The taken-for-granted world: A study of the relationship between A. Schutz and J. Ortega Y gassed

Human Studies 19 (1):43 - 69 (1996)
Abstract This paper is a comparative study of Alfred Schutz and Jose Ortega y Gasset, with special attention to their respective characterization of social reality. For this purpose, the author draws on the explicit references Schutz and Ortega directed towards one another and develops a critical comparison of their theoretical systems. In addition to the reciprocal references which appear in their published works, valuable documentary evidence is provided by Schutz's letters and, first and foremost, by his marginal notes preserved in his own copy of Ortega y Gasset's Man and People. As far as the critical comparison of Schutz's and Ortega's theories is concerned, the weight of the discussion falls on Ortega's Man and People. A careful reading of this essay allows us to successively invoke the key components of Schutz's phenomenological characterization of the structures of the life-world.

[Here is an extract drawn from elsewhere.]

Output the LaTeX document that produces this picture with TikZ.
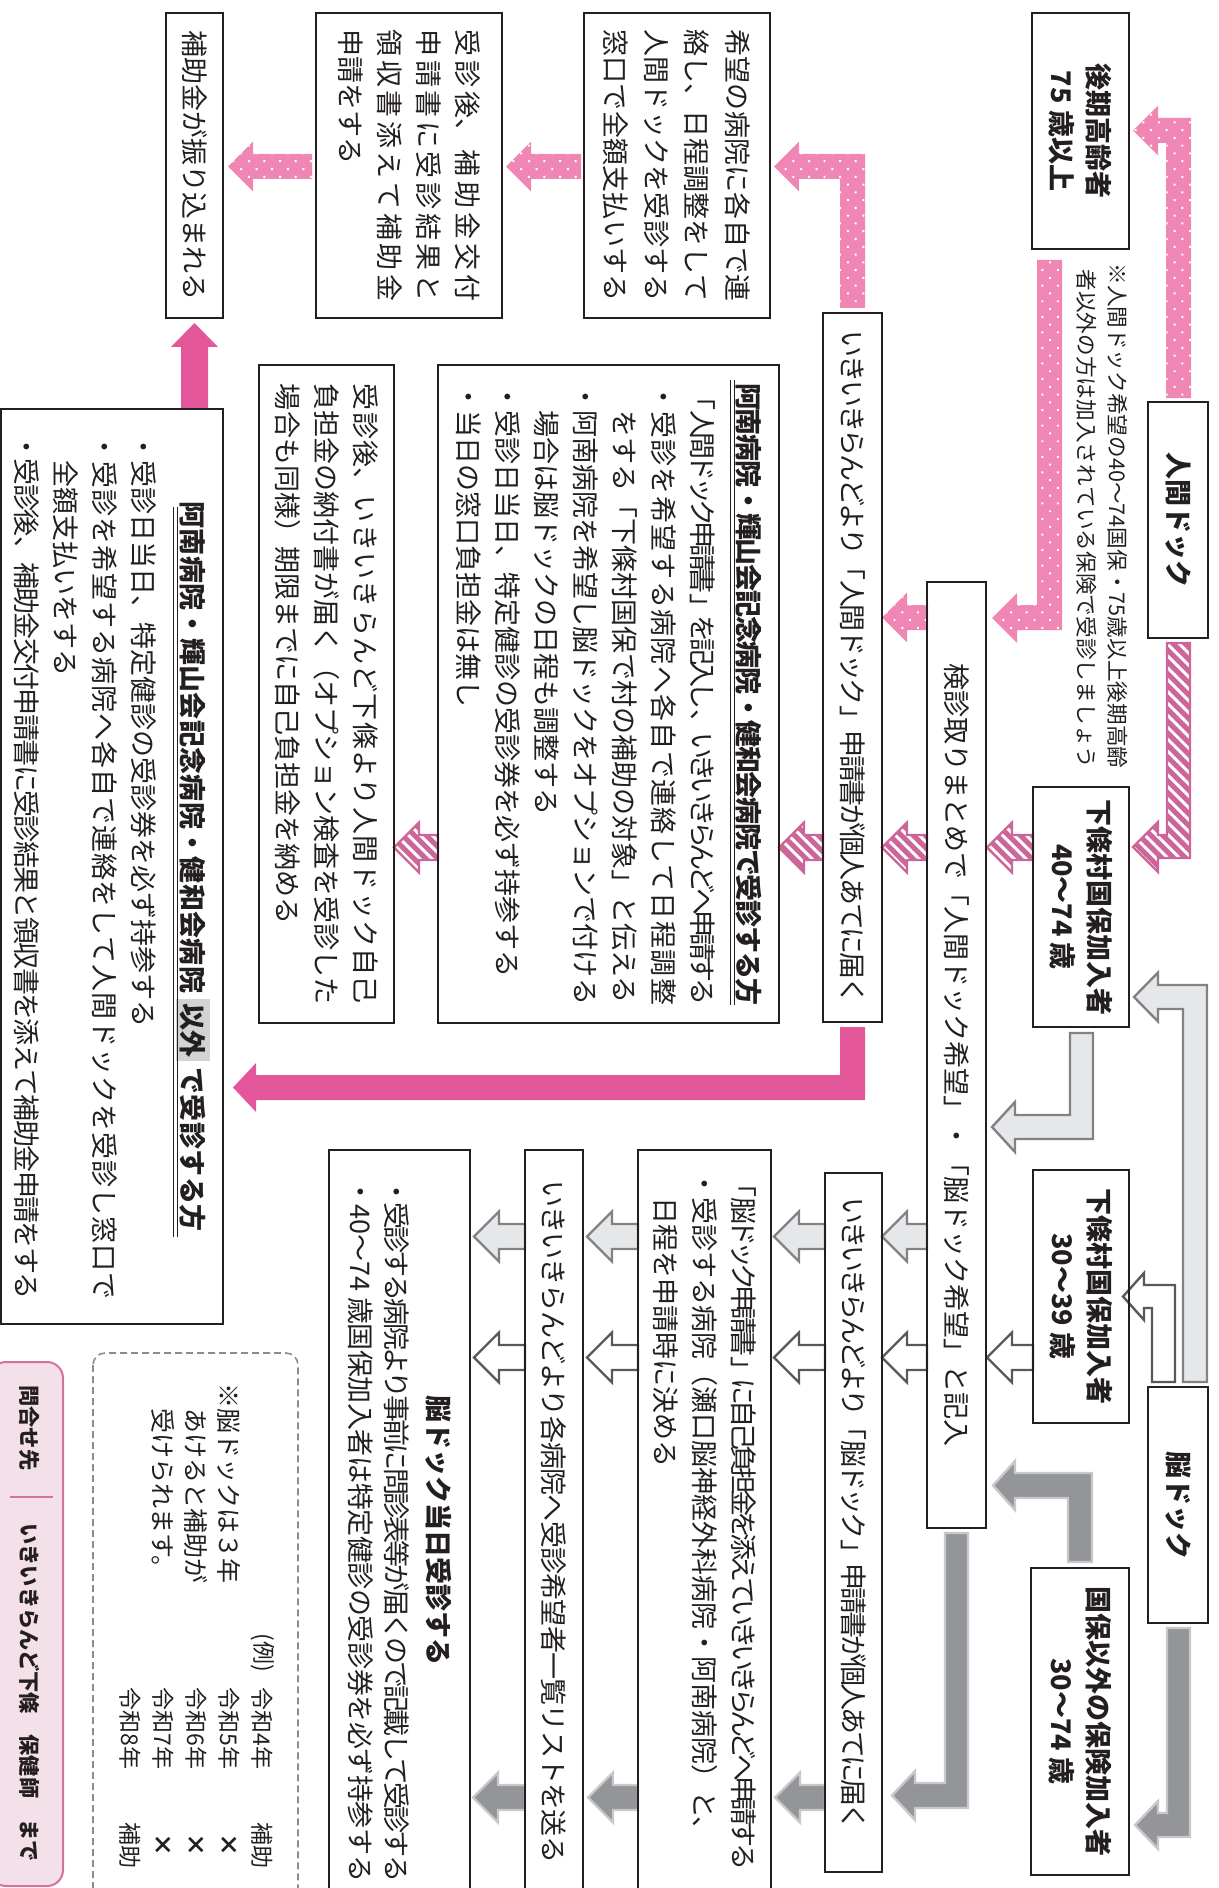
\documentclass[tikz,border=0pt]{standalone}
\usepackage{fontspec}
\newfontfamily\jp{Noto Sans CJK JP}
\usetikzlibrary{patterns.meta}
\XeTeXlinebreaklocale "ja"
\XeTeXlinebreakskip=0pt plus 30pt minus 4pt
\XeTeXlinebreakpenalty=10000
\definecolor{ink}{HTML}{231F20}
\definecolor{pkdot}{HTML}{EF86B4}
\definecolor{pksol}{HTML}{E3569A}
\definecolor{pkhat}{HTML}{CC6699}
\definecolor{glf}{HTML}{E6E7E8}
\definecolor{glo}{HTML}{808285}
\definecolor{gwo}{HTML}{58595B}
\definecolor{gdf}{HTML}{939598}
\definecolor{gdo}{HTML}{C7C8CA}
\definecolor{hl}{HTML}{D1D3D4}
\definecolor{pkbox}{HTML}{F3E0E9}
\definecolor{pkbord}{HTML}{D5719F}
\definecolor{dashc}{HTML}{8A8C8E}
\newcommand\fs[2]{\fontsize{#1}{#2}\selectfont}
\newcommand\JB[2]{\vbox{\hsize=#1pt\leftskip=0pt\rightskip=0pt\parfillskip=0pt\parindent=0pt\noindent#2\par}}
\newcommand\JL[2]{\par\noindent\JB{#1}{#2}\par}
\newcommand\RL[1]{\par\noindent\hbox{#1}\par}
\newcommand\CL[2]{\par\noindent\hbox to #1pt{\hfil#2\hfil}\par}
\newcommand\TB[2]{\vbox{\hsize=#1pt\parindent=0pt\parskip=0pt\leftskip=0pt\rightskip=0pt plus 1fil#2}}
\newcommand\LArrow[4]{\path[#1] (#2,{#4-12.5}) -- ({#3+25},{#4-12.5}) -- ({#3+25},{#4-25}) -- (#3,#4) -- ({#3+25},{#4+25}) -- ({#3+25},{#4+12.5}) -- (#2,{#4+12.5}) -- cycle;}
\tikzset{
  box/.style={draw=ink, line width=1pt, rotate=-90, inner sep=0pt, outer sep=0pt, text=ink, font=\jp\fs{13.5}{19.5}},
  bx/.style n args={4}{box, at={({(#1+#2)/2},{(#3+#4)/2})}, minimum width={(#4-#3)*0.5pt}, minimum height={(#2-#1)*0.5pt}},
  lab/.style={align=center, font=\jp\bfseries\fs{13.5}{18.5}},
  txt/.style={rotate=-90, anchor=west, inner sep=0pt, text=ink},
  pdot/.style={preaction={fill=pkdot}, pattern={Dots[distance=5.5pt,angle=45,radius=0.7pt]}, pattern color=white},
  phat/.style={preaction={fill=pkhat}, pattern={Lines[angle=-45,distance=4.2pt,line width=1.5pt]}, pattern color=white, draw=pkhat, line width=1.2pt},
  psol/.style={fill=pksol},
  glt/.style={fill=glf, draw=glo, line width=1.2pt},
  gwt/.style={fill=white, draw=gwo, line width=1.2pt},
  gdk/.style={fill=gdf, draw=gdo, line width=1.2pt},
}
\begin{document}
\begin{tikzpicture}[x=0.5pt,y=-0.5pt]
\useasboundingbox (0,0) rectangle (1219,1888);
\clip (0,0) rectangle (1219,1888);
% ---------- arrows ----------
% pink dotted
\path[pdot] (1166,398) -- (1166,143) -- (1158,143) -- (1158,155.5) -- (1133,130.5) -- (1158,105.5) -- (1158,118) -- (1191,118) -- (1191,398) -- cycle;
\path[pdot] (1037,260) -- (1037,605) -- (1017,605) -- (1017,593) -- (992,618) -- (1017,643) -- (1017,630) -- (1062,630) -- (1062,260) -- cycle;
\path[pdot] (840,308) -- (840,179) -- (799,179) -- (799,191.5) -- (774,166.5) -- (799,141.5) -- (799,154) -- (865,154) -- (865,308) -- cycle;
\LArrow{pdot}{581}{506}{166.5}
\LArrow{pdot}{312}{228}{166.5}
\LArrow{pdot}{928}{882}{617.5}
% hatched
\path[phat] (1167,643) -- (1167,835) -- (1158,835) -- (1158,822) -- (1133,847) -- (1158,872) -- (1158,858) -- (1190,858) -- (1190,643) -- cycle;
\LArrow{phat}{1033}{987}{847.5}
\LArrow{phat}{927}{882}{847.5}
\LArrow{phat}{823}{779}{847.5}
\LArrow{phat}{438}{394}{847.5}
% solid pink
\path[psol] (865,1027) -- (865,1100) -- (256,1100) -- (256,1112) -- (233,1087.5) -- (256,1063) -- (256,1075) -- (840,1075) -- (840,1027) -- cycle;
\path[psol] (181,409) -- (181,347) -- (171,347) -- (194.5,323) -- (218,347) -- (208,347) -- (208,409) -- cycle;
% light gray
\path[glt] (1183,1382) -- (1183,1009) -- (1158,1009) -- (1158,1021.5) -- (1134,997) -- (1158,972.5) -- (1158,985) -- (1207,985) -- (1207,1382) -- cycle;
\path[glt] (1093,1033) -- (1093,1139) -- (1015,1139) -- (1015,1152) -- (992,1127) -- (1015,1102) -- (1015,1115) -- (1070,1115) -- (1070,1033) -- cycle;
\LArrow{glt}{927}{882}{1236.5}
\LArrow{glt}{825}{774}{1236.5}
\LArrow{glt}{638}{587}{1236.5}
\LArrow{glt}{525}{474}{1236.5}
% white
\path[gwt] (1152,1382) -- (1152,1308) -- (1144,1308) -- (1144,1320) -- (1123,1296.5) -- (1144,1273) -- (1144,1285) -- (1175,1285) -- (1175,1382) -- cycle;
\LArrow{gwt}{1033}{987}{1357.5}
\LArrow{gwt}{927}{882}{1357.5}
\LArrow{gwt}{825}{774}{1357.5}
\LArrow{gwt}{638}{587}{1357.5}
\LArrow{gwt}{525}{474}{1357.5}
% dark gray
\path[gdk] (1167,1628) -- (1167,1813) -- (1158,1813) -- (1158,1801) -- (1135,1825) -- (1158,1849) -- (1158,1837) -- (1190,1837) -- (1190,1628) -- cycle;
\path[gdk] (1068,1562) -- (1068,1498) -- (1015,1498) -- (1015,1510) -- (993,1485.5) -- (1015,1461) -- (1015,1473) -- (1092,1473) -- (1092,1562) -- cycle;
\path[gdk] (968,1533) -- (968,1808) -- (915,1808) -- (915,1820) -- (892,1795.5) -- (915,1771) -- (915,1783) -- (945,1783) -- (945,1533) -- cycle;
\LArrow{gdk}{825}{775}{1797.5}
\LArrow{gdk}{638}{588}{1797.5}
\LArrow{gdk}{525}{473}{1797.5}
% ---------- boxes ----------
\node[bx={166}{223}{13}{318}, align=center] (a) {補助金が振り込まれる};
\node[bx={316}{502}{13}{318}] (b) {\TB{136}{\JL{136}{受診後、補助金交付}\JL{136}{申請書に受診結果と}\JL{136}{領収書添えて補助金}\RL{申請をする}}};
\node[bx={584}{770}{13}{318}, font=\jp\fs{13.5}{20.3}] (c) {\TB{136}{\JL{136}{希望の病院に各自で連}\JL{136}{絡し、日程調整をして}\JL{136}{人間ドックを受診する}\JL{136}{窓口で全額支払いする}}};
\node[bx={1032}{1129}{13}{249}, lab] (d) {後期高齢者\\75 歳以上};
\node[bx={1148}{1208}{402}{638}, lab] (e) {人間ドック};
\node[bx={1033}{1129}{787}{1027}, lab] (f) {下條村国保加入者\\40〜74 歳};
\node[bx={1033}{1129}{1170}{1423}, lab] (g) {下條村国保加入者\\30〜39 歳};
\node[bx={1148}{1208}{1387}{1623}, lab] (h) {脳ドック};
\node[bx={1031}{1129}{1568}{1875}, lab] (i) {国保以外の保険加入者\\30〜74 歳};
\node[bx={927}{986}{582}{1528}, align=center] (j) {検診取りまとめで「人間ドック希望」・「脳ドック希望」と記入};
\node[bx={823}{882}{313}{1022}] (k) {\TB{336.5}{\JL{336.5}{いきいきらんどより「人間ドック」申請書が個人あてに届く}}};
\node[bx={825}{882}{1173}{1872}] (l) {\TB{325.5}{\JL{316.5}{いきいきらんどより「脳ドック」申請書が個人あてに届く}}};
\node[bx={438}{779}{365}{1023}] (m) {\TB{311}{\JL{311}{\bfseries 阿南病院・輝山会記念病院・健和会病院で受診する方}\vspace{3.5pt}\JL{311}{「人間ドック申請書」を記入し、いきいきらんどへ申請する}\JL{311}{・受診を希望する病院へ各自で連絡して日程調整}\RL{　をする「下條村国保で村の補助の対象」と伝える}\JL{311}{・阿南病院を希望し脳ドックをオプションで付ける}\RL{　場合は脳ドックの日程も調整する}\RL{・受診日当日、特定健診の受診券を必ず持参する}\RL{・当日の窓口負担金は無し}}};
\node[bx={259}{394}{365}{1023}] (n) {\TB{310}{\JL{310}{受診後、いきいきらんど下條より人間ドック自己}\JL{310}{負担金の納付書が届く（オプション検査を受診した}\RL{場合も同様）期限までに自己負担金を納める}}};
\node[bx={1}{223}{409}{1324}] (o) {\TB{433}{\CL{433}{\JB{365}{\bfseries 阿南病院・輝山会記念病院・健和会病院 {\fboxsep=2pt\colorbox{hl}{以外}} で受診する方}}\vspace{5pt}\RL{・受診日当日、特定健診の受診券を必ず持参する}\JL{433}{・受診を希望する病院へ各自で連絡をして人間ドックを受診し窓口で}\RL{　全額支払いをする}\JL{433}{・受診後、補助金交付申請書に受診結果と領収書を添えて補助金申請をする}}};
\node[bx={638}{771}{1150}{1910}] (p) {\TB{360}{\JL{350}{「脳ドック申請書」に自己負担金を添えていきいきらんどへ申請する}\RL{・受診する病院（瀬口脳神経外科病院・阿南病院）と、}\RL{　日程を申請時に決める}}};
\node[bx={525}{583}{1150}{1910}] (q) {\TB{350}{\JL{341.5}{いきいきらんどより各病院へ受診希望者一覧リストを送る}}};
\node[bx={329}{470}{1150}{1910}, font=\jp\fs{13.5}{18}] (r) {\TB{352}{\CL{352}{\bfseries 脳ドック当日受診する}\vspace{3pt}\JL{352}{・受診する病院より事前に問診表等が届くので記載して受診する}\JL{352}{・40〜74 歳国保加入者は特定健診の受診券を必ず持参する}}};
% underlines
\draw[ink, line width=0.5pt] (730,380) -- (730,1005) (734,380) -- (734,1005);
\draw[ink, line width=0.5pt] (173,507) -- (173,1237) (177,507) -- (177,1237);
% note under 人間ドック
\node[txt] (note) at (1102.5,263) {\jp\fs{10.8}{15.5}\TB{252.5}{\JL{252.5}{※人間ドック希望の40〜74国保・75歳以上後期高齢}\JL{252.5}{\kern3pt 者以外の方は加入されている保険で受診しましょう}}};
% dashed note box
\draw[dashc, dash pattern=on 3.5pt off 2pt, line width=0.8pt, rounded corners=6pt] (93,1353) rectangle (298,1905);
\node[txt, align=left, font=\jp\fs{12.5}{16.5}] (dnote) at (196.5,1383) {※脳ドックは３年\\　あけると補助が\\　受けられます。};
\node[txt, font=\jp\fs{11.5}{16.5}] (ex) at (263,1633) {(例)};
\node[txt, align=left, font=\jp\fs{11.5}{16.5}] (yrs) at (196.5,1687) {令和4年\\令和5年\\令和6年\\令和7年\\令和8年};
\node[rotate=-90, inner sep=0pt, text=ink, align=center, font=\jp\fs{11.5}{16.5}] (sub) at (196.5,1845) {補助\\{\bfseries ×}\\{\bfseries ×}\\{\bfseries ×}\\補助};
% contact box
\draw[fill=pkbox, draw=pkbord, line width=1pt, rounded corners=8pt] (-10,1362) rectangle (63,1886);
\draw[pkbord, line width=0.8pt] (10,1497) -- (53,1497);
\node[txt, font=\jp\bfseries\fs{10.6}{12}] (ask) at (30,1385) {問合せ先};
\node[txt, font=\jp\bfseries\fs{10.6}{12}] (who) at (30,1523) {いきいきらんど下條　保健師　まで};
\end{tikzpicture}
\end{document}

According to this strategy, and after some preliminary sections devoted to contextual, biographical, and sociocultural matters, the following topics are comparatively discussed: (1) the philosophical foundations of sociology, with particular attention to Ortega's doctrine of the Other as potential danger; (2) the taken-for-granted dimensions of the social world; (3) the multiple spheres of reality, and their structuration around the fundamental core of the radical reality of the I (for Ortega) or the paramount reality of everyday life, as the intersubjective world of culture (for Schutz); (4) the influence of pragmatism on their theoretical systems; (5) their strikingly similar characterization of the perspectivist stratification of the social world; (6) the inexhaustible complexity of the problem of intersubjectivity. Obviously, the common influence of Husserl, Weber, Scheler, and Bergson casts light upon the comparative consideration of any of these issues.